The rates for Mosco users will not increase as the PUC review deemed the action unnecessary because the company failed to show a loss.
“We are still gathering information from the utilities and the ranch,” said Kaiulani Kidani Shinsato, Commission Council. As of last Friday the Ranch had not responded to the PUC decision, but she said, “We think it’s going to work.”
Shinsato said the decision is only a temporary measure, and that the commission is hoping that another provider will step in to take over the system.
“I would like to see the state hold Molokai Ranch responsible to this issue and all costs before a transfer is made,” said Walter Ritte, Homestead farmer during last week’s Governor’s Molokai Advisory Committee meeting.

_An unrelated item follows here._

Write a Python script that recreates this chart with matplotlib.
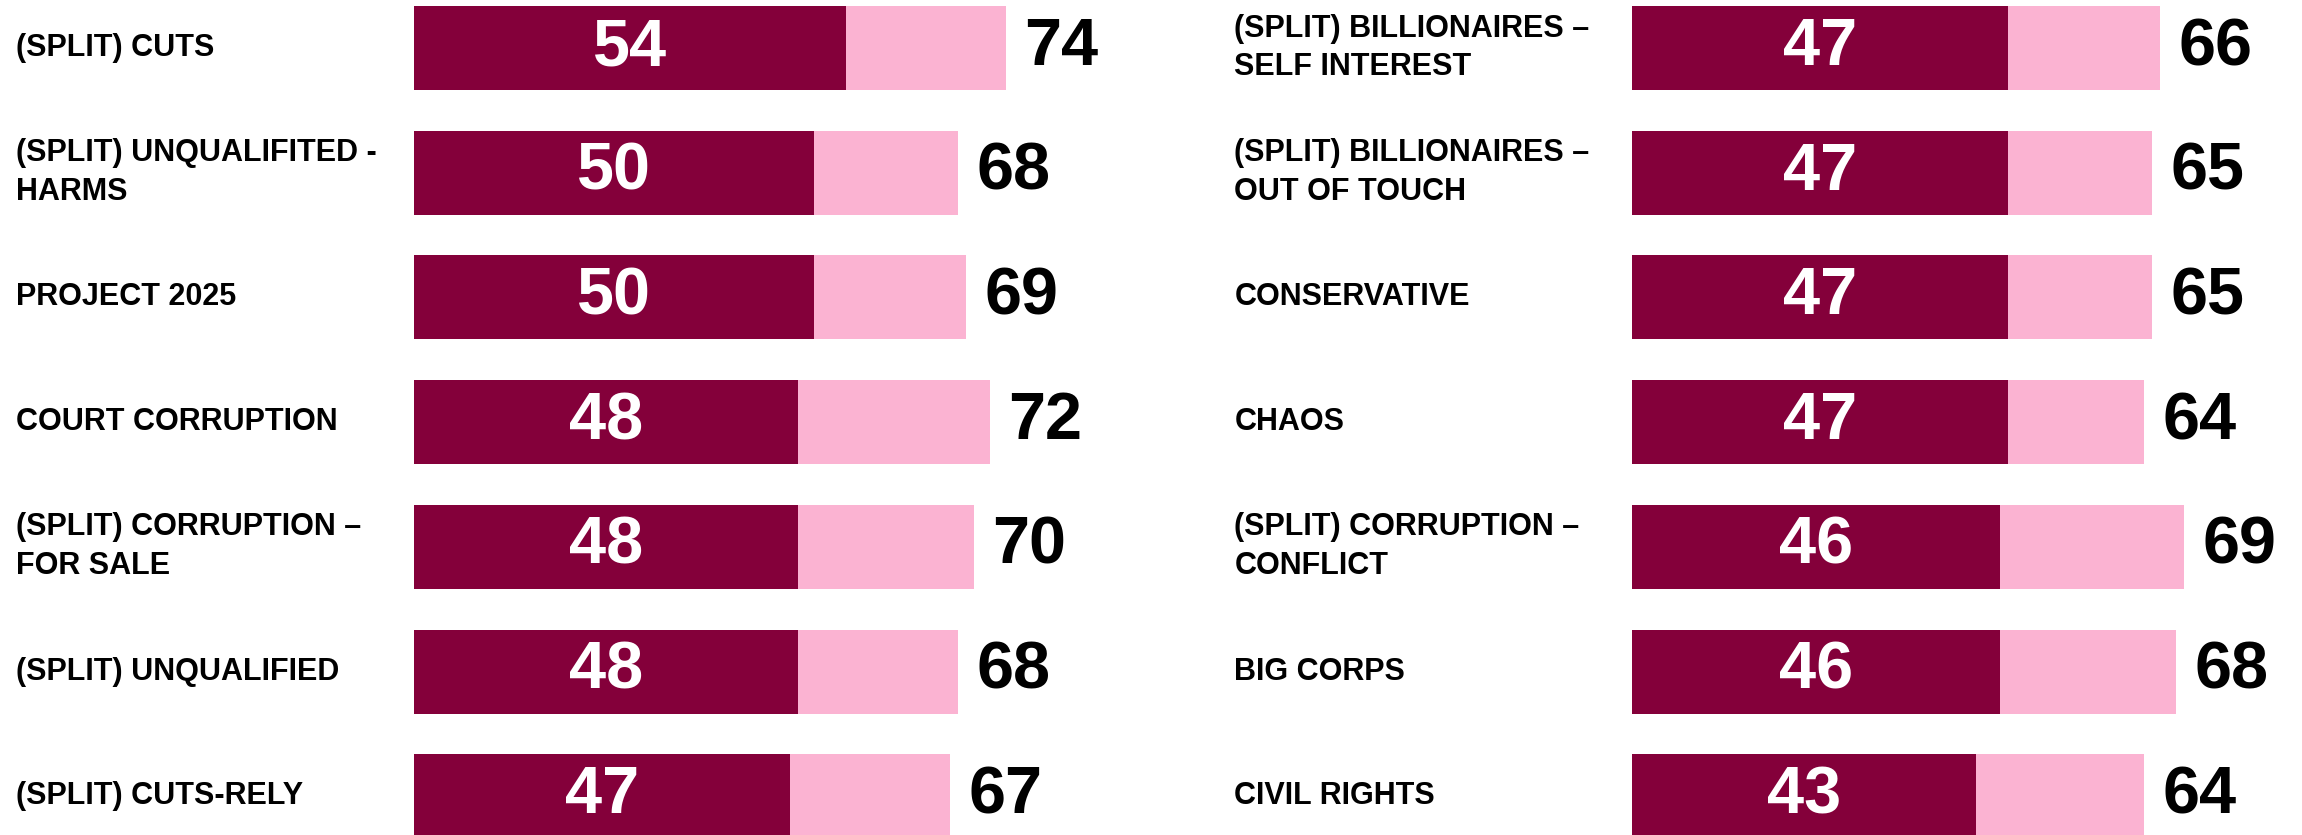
import matplotlib.pyplot as plt

# Left column
left_labels = ['(SPLIT) CUTS', '(SPLIT) UNQUALIFITED -\nHARMS', 'PROJECT 2025',
               'COURT CORRUPTION', '(SPLIT) CORRUPTION –\nFOR SALE',
               '(SPLIT) UNQUALIFIED', '(SPLIT) CUTS-RELY']
left_inner = [54, 50, 50, 48, 48, 48, 47]
left_total = [74, 68, 69, 72, 70, 68, 67]

# Right column
right_labels = ['(SPLIT) BILLIONAIRES –\nSELF INTEREST', '(SPLIT) BILLIONAIRES –\nOUT OF TOUCH',
                'CONSERVATIVE', 'CHAOS', '(SPLIT) CORRUPTION –\nCONFLICT',
                'BIG CORPS', 'CIVIL RIGHTS']
right_inner = [47, 47, 47, 47, 46, 46, 43]
right_total = [66, 65, 65, 64, 69, 68, 64]

DARK = '#84003A'
PINK = '#FBB3D2'
FONT = ['Liberation Sans', 'DejaVu Sans']

W, H = 2302, 835
PX_PER_UNIT = 8.0
PITCH = 124.7
TOP_CENTER = 48

fig = plt.figure(figsize=(W / 100, H / 100), dpi=100)
fig.patch.set_facecolor('white')


def panel(x0, labels, inner, total):
    width_px = W - x0
    ax = fig.add_axes([x0 / W, 0, width_px / W, 1])
    ax.set_xlim(0, width_px / PX_PER_UNIT)
    top = -TOP_CENTER / PITCH
    ax.set_ylim(top + H / PITCH, top)
    ax.axis('off')
    ys = list(range(len(labels)))
    ax.barh(ys, total, height=84 / PITCH, color=PINK, left=0)
    ax.barh(ys, inner, height=84 / PITCH, color=DARK, left=0)
    for y, lab, a, t in zip(ys, labels, inner, total):
        ax.text(-49.7, y, lab, ha='left', va='center', fontsize=22,
                fontweight='bold', family=FONT, linespacing=1.38, color='black')
        ax.text(a / 2, y, str(a), ha='center', va='center', fontsize=48,
                fontweight='bold', family=FONT, color='white')
        ax.annotate(str(t), xy=(t, y), xytext=(13, 0), textcoords='offset points',
                    ha='left', va='center', fontsize=48, fontweight='bold',
                    family=FONT, color='black')
    return ax


panel(414, left_labels, left_inner, left_total)
panel(1632, right_labels, right_inner, right_total)

fig.savefig('out.png', dpi=100, facecolor='white')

He asked the council to provide the Governor with two recommendations, which included auditing all of the Ranch’s systems, and the Governor beginning eminent domain procedures to cover costs.
The order states all three utilities are required to provide monthly financial reports and bi-weekly status reports. At the end of the six months, if another service provider is not found, MPU and Wai`ola must file applications for rate increases to allow for the determination of final rates.
If the ranch chooses to defy the order, the PUC has the authority to fine the company $25,000 per day. “We do have pretty broad authority,” said Shinsato.
Questioning the PUC
“It may appear they are being soft on the rate case issue,” but the commission has to provide adequate rate relief to the utility companies in order to compel them to continue providing services, said Carl Freedman, Haiku Design & Analysis consultant and expert witness for PUC rate cases. He said the strongest course of action for the commission at this point is to give the utilities exactly what they want.
If the companies continue to refuse services, then the PUC has taken away the company’s claim to financial hardships, he said.
Vanderbilt was quick to disagree. “The PUC didn’t have the gumption to challenge MPL’s claims of having no money.”
“The three PUC commissioners, all appointed by Governor Linda Lingle, showed little backbone and totally wimped out when they approved the massive rate hike MPL demanded,” he said.
County Takes Action
The county has been quick to step up and assure residents that those who are unable to bear the brunt of additional financial obligations will not be left without services.
“I’m confident that we will be able to come up with a program that can provide temporary relief,” said Mayor Charmaine Tavares.
Tavares said county staff on Maui and Molokai are busy trying to come up with a plan of how to provide assistance to those who will not be able to make the payments for these “harsh increases.” The Department of Housing and Human Concerns will determine the qualifications for supplemental assistance.
Funds are expected to come from a combination of federal, state, and county sources.
The county is also busy working on fulfilling a Department of Health (DOH) order to prepare an emergency response plan if the Ranch utilities do choose to discontinue services. In the event of a walk out, Tavares said the county would treat the situation as a natural disaster.
The plan is due to the state Civil Defense on Aug. 25.
Once the emergency plan is submitted, Tavares said the county will be on standby, offering any technical assistance to the state that may be required to evaluate the system. She said they have expertise in the way of engineers, lavatory technicians, and operators that the state lacks.
“I would like to assure the Molokai people that they are not forgotten,” said Tavares. The county is aware of the issues looming over the entire community, she said, and “it is going to take all of us to get through this period.”
Orders to the Ranch
On Thursday, the Ranch, also known as Molokai Properties Limited, received an order from the DOH ordering the company to continue providing services for at least 90 days.
“It remains to be seen whether the company will obey or defy the state’s orders,” said Tavares in a statement. “We hope that the company, including its larger and wealthier parent company in Hong Kong, will do what’s right and comply so that water and sewer services to over a thousand people on Molokai will continue without interruption.”
“Should the company refuse to obey the orders, we anticipate that the state will enforce them vigorously on behalf of its citizens.”